Although my first love will always be screwball comedies, especially of the late '30s, there are several other genres that I am interesed in.  The one thread I will try to hold to in this blog is that the films I mention will not be the best known.  There is already much written and many have seen for themselves the famous classic films.  So this blog is for those that might have been missed.  The Reckless Moment is a film noir from 1947 starring James Mason and Joan Bennett.  Joan Bennett may be most known for her role in the classic Father of the Bride in which she played the wife of Spencer Tracy and the mother of Elizabeth Taylor.  Here she is again a wife and mother of a typical American family, only this time the spotlight is on her. 
James Mason, famous for his role in Lolita, is here a soft spoken, sympathetic albeit criminal character.

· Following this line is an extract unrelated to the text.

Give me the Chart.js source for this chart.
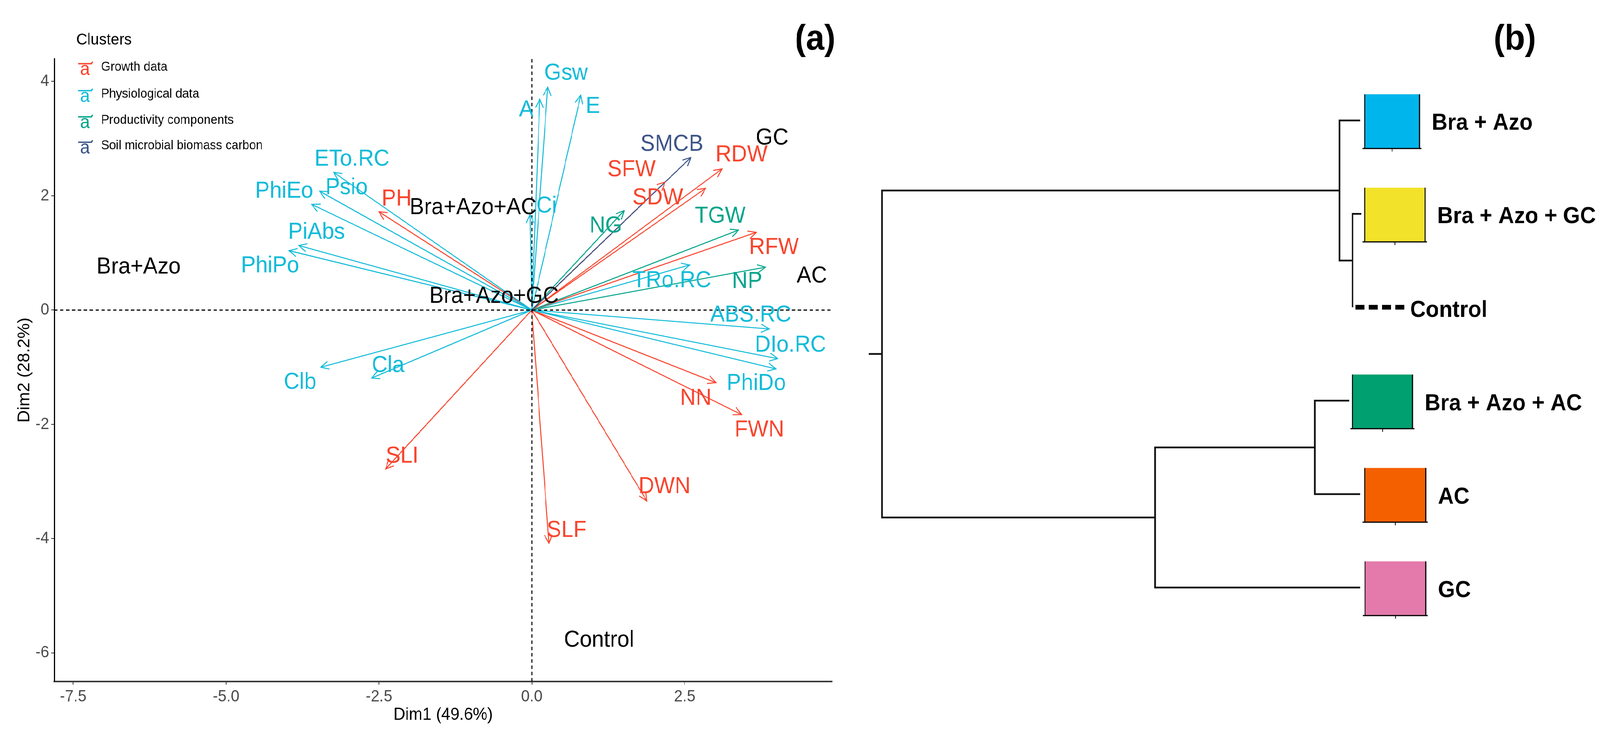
<!DOCTYPE html>
<html>
<head>
<meta charset="utf-8">
<script src="https://cdn.jsdelivr.net/npm/chart.js@4.4.1/dist/chart.umd.min.js"></script>
<style>
html,body{margin:0;padding:0;background:#fff;overflow:hidden}
#wrap{position:absolute;left:0;top:0;width:4338px;height:1886px;background:#fff;transform-origin:0 0}
canvas{position:absolute;top:0}
</style>
</head>
<body>
<div id="wrap">
<canvas id="ca" width="2300" height="1886" style="left:0;width:2300px;height:1886px"></canvas>
<canvas id="cb" width="2038" height="1886" style="left:2300px;width:2038px;height:1886px"></canvas>
</div>
<script>
// ---------------- DATA: panel (a) PCA biplot ----------------
const groupNames = ['Growth data', 'Physiological data', 'Productivity components', 'Soil microbial biomass carbon'];
const varNames = ['Gsw','A','E','Ci','SMCB','RDW','SFW','SDW','NG','TGW','RFW','NP','TRo.RC','ABS.RC','DIo.RC','PhiDo','NN','FWN','DWN','SLF','SLI','Cla','Clb','PhiPo','PiAbs','PhiEo','Psio','ETo.RC','PH'];
const varGroup = [1,1,1,1,3,0,0,0,2,2,0,2,1,1,1,1,0,0,0,0,0,1,1,1,1,1,1,1,0];
const dim1 = [0.26,0.13,0.80,-0.03,2.60,3.11,2.18,2.84,1.51,3.38,3.67,3.82,2.58,3.88,4.02,3.99,3.01,3.43,1.88,0.28,-2.39,-2.62,-3.45,-3.97,-3.81,-3.60,-3.47,-3.24,-2.50];
const dim2 = [3.90,3.69,3.76,1.67,2.67,2.47,2.24,2.13,1.74,1.40,1.36,0.75,0.79,-0.33,-0.85,-1.03,-1.27,-1.83,-3.34,-4.08,-2.78,-1.19,-1.00,1.04,1.13,1.85,2.08,2.41,1.72];
const labelDim1 = [0.56,-0.09,1.00,0.24,2.29,3.43,1.63,2.06,1.21,3.08,3.96,3.52,2.29,3.58,4.23,3.67,2.68,3.72,2.17,0.57,-2.12,-2.35,-3.79,-4.28,-3.52,-4.05,-3.03,-2.94,-2.21];
const labelDim2 = [4.14,3.50,3.56,1.82,2.90,2.71,2.45,1.96,1.47,1.64,1.09,0.50,0.51,-0.09,-0.62,-1.29,-1.55,-2.10,-3.09,-3.86,-2.56,-0.97,-1.27,0.77,1.36,2.08,2.14,2.64,1.94];
const indNames = ['Bra+Azo','Bra+Azo+AC','Bra+Azo+GC','GC','AC','Control'];
const indDim1 = [-6.43,-0.96,-0.62,3.93,4.58,1.10];
const indDim2 = [0.75,1.79,0.24,3.01,0.59,-5.78];
const xTicks = [-7.5,-5,-2.5,0,2.5];
const yTicks = [-6,-4,-2,0,2,4];
const xRange = [-7.81, 4.91];
const yRange = [-6.50, 4.40];

// ---------------- DATA: panel (b) dendrogram ----------------
const leafNames = ['Bra + Azo','Bra + Azo + GC','Control','Bra + Azo + AC','AC','GC'];
// hclust-style merges: negative = leaf (1-based), positive = earlier merge (1-based)
const mergeA = [-2,-1,-4,3,2];
const mergeB = [-3,1,-5,-6,4];
const mergeHeight = [0.21,0.56,1.23,5.56,12.97];

// ---------------- STYLE ----------------
const groupColors = ['#F8452E','#12BBD9','#00A48A','#3C5488'];
const leafBoxColor = ['#00B5EC','#F3E22A',null,'#00A070','#F46000','#E47AAB'];
const leafEnd = [0,-0.03,0.21,0.30,0,0];
const boxLeft = [-0.12,-0.12,null,0.21,-0.12,-0.13];
const boxRight = [-1.61,-1.76,null,-1.42,-1.78,-1.78];
const FONT = '"Liberation Sans", Arial, Helvetica, sans-serif';

Chart.defaults.font.family = FONT;

// fit the 4338x1886 layout into the actual viewport
(function fit() {
  const sx = window.innerWidth / 4338, sy = window.innerHeight / 1886;
  document.getElementById('wrap').style.transform = 'scale(' + sx + ',' + sy + ')';
})();

// ---------------- Panel (a) ----------------
const pcaDatasets = [];
pcaDatasets.push({data:[{x:xRange[0],y:0},{x:xRange[1],y:0}], borderColor:'#000', borderWidth:3, borderDash:[9,7]});
pcaDatasets.push({data:[{x:0,y:yRange[0]},{x:0,y:yRange[1]}], borderColor:'#000', borderWidth:3, borderDash:[9,7]});
for (let i = 0; i < varNames.length; i++) {
  pcaDatasets.push({label: varNames[i], data:[{x:0,y:0},{x:dim1[i],y:dim2[i]}], borderColor: groupColors[varGroup[i]], borderWidth:2.6});
}

const pcaDecor = {
  id: 'pcaDecor',
  afterDatasetsDraw(chart) {
    const {ctx, scales:{x, y}} = chart;
    ctx.save();
    const x0 = x.getPixelForValue(0), y0 = y.getPixelForValue(0);
    for (let i = 0; i < varNames.length; i++) {
      const x1 = x.getPixelForValue(dim1[i]), y1 = y.getPixelForValue(dim2[i]);
      const ang = Math.atan2(y1 - y0, x1 - x0);
      const L = 24, a = Math.PI / 7;
      ctx.strokeStyle = groupColors[varGroup[i]];
      ctx.lineWidth = 2.6;
      ctx.beginPath();
      ctx.moveTo(x1 - L * Math.cos(ang - a), y1 - L * Math.sin(ang - a));
      ctx.lineTo(x1, y1);
      ctx.lineTo(x1 - L * Math.cos(ang + a), y1 - L * Math.sin(ang + a));
      ctx.stroke();
    }
    ctx.font = '59px ' + FONT;
    ctx.textAlign = 'center';
    ctx.textBaseline = 'middle';
    for (let i = 0; i < varNames.length; i++) {
      ctx.fillStyle = groupColors[varGroup[i]];
      ctx.fillText(varNames[i], x.getPixelForValue(labelDim1[i]), y.getPixelForValue(labelDim2[i]));
    }
    ctx.fillStyle = '#000';
    for (let i = 0; i < indNames.length; i++) {
      ctx.fillText(indNames[i], x.getPixelForValue(indDim1[i]), y.getPixelForValue(indDim2[i]));
    }
    // legend
    ctx.textAlign = 'left';
    ctx.fillStyle = '#000';
    ctx.font = '41px ' + FONT;
    ctx.fillText('Clusters', 207, 103);
    const rows = [172, 241, 308, 373];
    for (let g = 0; g < groupNames.length; g++) {
      const ry = rows[g];
      ctx.fillStyle = groupColors[g];
      ctx.strokeStyle = groupColors[g];
      ctx.font = '48px ' + FONT;
      ctx.textAlign = 'center';
      ctx.textBaseline = 'alphabetic';
      ctx.fillText('a', 230, ry + 20);
      ctx.lineWidth = 3.5;
      ctx.beginPath();
      ctx.moveTo(212, ry - 9); ctx.lineTo(248, ry - 9); ctx.lineTo(251, ry - 14);
      ctx.stroke();
      ctx.fillStyle = '#000';
      ctx.font = '33px ' + FONT;
      ctx.textAlign = 'left';
      ctx.textBaseline = 'middle';
      ctx.fillText(groupNames[g], 274, ry);
    }
    ctx.font = 'bold 90px ' + FONT;
    ctx.textAlign = 'center';
    ctx.fillStyle = '#000';
    ctx.fillText('(a)', 2210, 102);
    ctx.restore();
  }
};

new Chart(document.getElementById('ca'), {
  type: 'scatter',
  data: {datasets: pcaDatasets},
  options: {
    responsive: false, devicePixelRatio: 1, animation: false,
    layout: {padding: {left: 0, right: 44, top: 150, bottom: 0}},
    datasets: {scatter: {showLine: true, pointRadius: 0, pointHoverRadius: 0, tension: 0}},
    plugins: {legend: {display: false}, tooltip: {enabled: false}},
    scales: {
      x: {
        type: 'linear', min: xRange[0], max: xRange[1], position: 'bottom',
        afterBuildTicks: s => { s.ticks = xTicks.map(v => ({value: v})); },
        afterFit: s => { s.height = 142; },
        ticks: {font: {size: 42}, color: '#4D4D4D', padding: 6, callback: v => v.toFixed(1)},
        grid: {display: true, drawOnChartArea: false, drawTicks: true, tickLength: 8, color: '#333', lineWidth: 2},
        border: {display: true, color: '#3a3a3a', width: 4},
        title: {display: true, text: 'Dim1 (49.6%)', color: '#000', font: {size: 44}, padding: {top: 0, bottom: 30}}
      },
      y: {
        type: 'linear', min: yRange[0], max: yRange[1], position: 'left',
        afterBuildTicks: s => { s.ticks = yTicks.map(v => ({value: v})); },
        afterFit: s => { s.width = 147; },
        ticks: {font: {size: 42}, color: '#4D4D4D', padding: 6, callback: v => String(v)},
        grid: {display: true, drawOnChartArea: false, drawTicks: true, tickLength: 8, color: '#333', lineWidth: 2},
        border: {display: true, color: '#000', width: 3},
        title: {display: true, text: 'Dim2 (28.2%)', color: '#000', font: {size: 44}, padding: {top: 40, bottom: 0}}
      }
    }
  },
  plugins: [pcaDecor]
});

// ---------------- Panel (b) ----------------
const mergeY = [];
function nodePos(ref) {
  if (ref < 0) return {y: -ref, h: leafEnd[-ref - 1]};
  return {y: mergeY[ref - 1], h: mergeHeight[ref - 1]};
}
const dendroDatasets = [];
for (let k = 0; k < mergeHeight.length; k++) {
  const pA = nodePos(mergeA[k]), pB = nodePos(mergeB[k]);
  const H = mergeHeight[k];
  mergeY[k] = (pA.y + pB.y) / 2;
  dendroDatasets.push({data: [{x: pA.h, y: pA.y}, {x: H, y: pA.y}, {x: H, y: pB.y}, {x: pB.h, y: pB.y}], borderColor: '#111', borderWidth: 4.5});
}
const rootY = mergeY[mergeY.length - 1];
const rootH = mergeHeight[mergeHeight.length - 1];
dendroDatasets.push({data: [{x: rootH, y: rootY}, {x: rootH + 0.36, y: rootY}], borderColor: '#111', borderWidth: 4.5});
// Control leaf drawn dotted
dendroDatasets.push({data: [{x: 0.13, y: 3}, {x: -1.20, y: 3}], borderColor: '#000', borderWidth: 12, borderDash: [24, 12], borderCapStyle: 'butt'});

const dendroDecor = {
  id: 'dendroDecor',
  afterDatasetsDraw(chart) {
    const {ctx, scales: {x, y}} = chart;
    ctx.save();
    for (let i = 0; i < leafNames.length; i++) {
      const leafIdx = i + 1;
      let textX;
      if (leafBoxColor[i]) {
        const l = x.getPixelForValue(boxLeft[i]), r = x.getPixelForValue(boxRight[i]);
        const t = y.getPixelForValue(leafIdx - 0.28), b = y.getPixelForValue(leafIdx + 0.30);
        ctx.fillStyle = leafBoxColor[i];
        ctx.fillRect(l, t, r - l, b - t);
        ctx.strokeStyle = '#000';
        ctx.lineWidth = 3;
        ctx.beginPath();
        ctx.moveTo(l, t); ctx.lineTo(l, b);
        ctx.moveTo(r, t); ctx.lineTo(r, b);
        ctx.moveTo(l - 6, b); ctx.lineTo(r + 5, b);
        ctx.stroke();
        ctx.lineWidth = 2;
        ctx.beginPath();
        ctx.moveTo((l + r) / 2, b); ctx.lineTo((l + r) / 2, b + 8);
        ctx.stroke();
        textX = r + 33;
      } else {
        textX = x.getPixelForValue(-1.20) + 15;
      }
      ctx.fillStyle = '#000';
      ctx.font = 'bold 59px ' + FONT;
      ctx.textAlign = 'left';
      ctx.textBaseline = 'middle';
      ctx.fillText(leafNames[i], textX, y.getPixelForValue(leafIdx) + 8);
    }
    ctx.font = 'bold 90px ' + FONT;
    ctx.textAlign = 'center';
    ctx.fillText('(b)', 4107 - 2300, 102);
    ctx.restore();
  }
};

new Chart(document.getElementById('cb'), {
  type: 'scatter',
  data: {datasets: dendroDatasets},
  options: {
    responsive: false, devicePixelRatio: 1, animation: false,
    layout: {padding: 0},
    datasets: {scatter: {showLine: true, pointRadius: 0, pointHoverRadius: 0, tension: 0}},
    plugins: {legend: {display: false}, tooltip: {enabled: false}},
    scales: {
      x: {type: 'linear', min: -6.50, max: 13.88, reverse: true, display: false},
      y: {type: 'linear', min: -0.289, max: 7.60, reverse: true, display: false}
    }
  },
  plugins: [dendroDecor]
});
</script>
</body>
</html>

Both Joan and James were stars at this time having been around for a few years.  Joan was perhaps better known, she was the sister of 30's star Constance Bennett, and had lured Edward G. Robinson to his ruin in Woman in the Window, another classic film noir from 1944.  Here she is in 1940.



 
In Reckless Moment, she plays a respectable woman faced with an impossible situation.  A man with no morals, who has tried to date her 17 year old daughter, dies accidentally after falling near her house.  In a "reckless moment" she decides to hide the body in order to protect her teenage daughter.  Enter James Mason, a suave blackmailer who in developing feelings for Bennett surprises even himself.  As usual it's the tight timing and good acting that carries the story.   As they become more entangled, the characters remain true, unlike in many films where about faces are made that don't make sense for the character or the film.  The one overactor is Geraldine Brooks, who plays the daughter a little too hysterically and never quite realistically enough.  But Mason and Bennett save the picture from fallinig apart.   A key moment is the first time Mason and Bennett meet.  Something about the way he looks at her even before he speaks lets you know that she has stirred something in him.  This is mild film noir that also manages to give a feeling for what American family life might have once been like.  Bennett, even while distracted by dead bodies and financial worries, remains the perfect mother, ever aware of her children's manner and attire.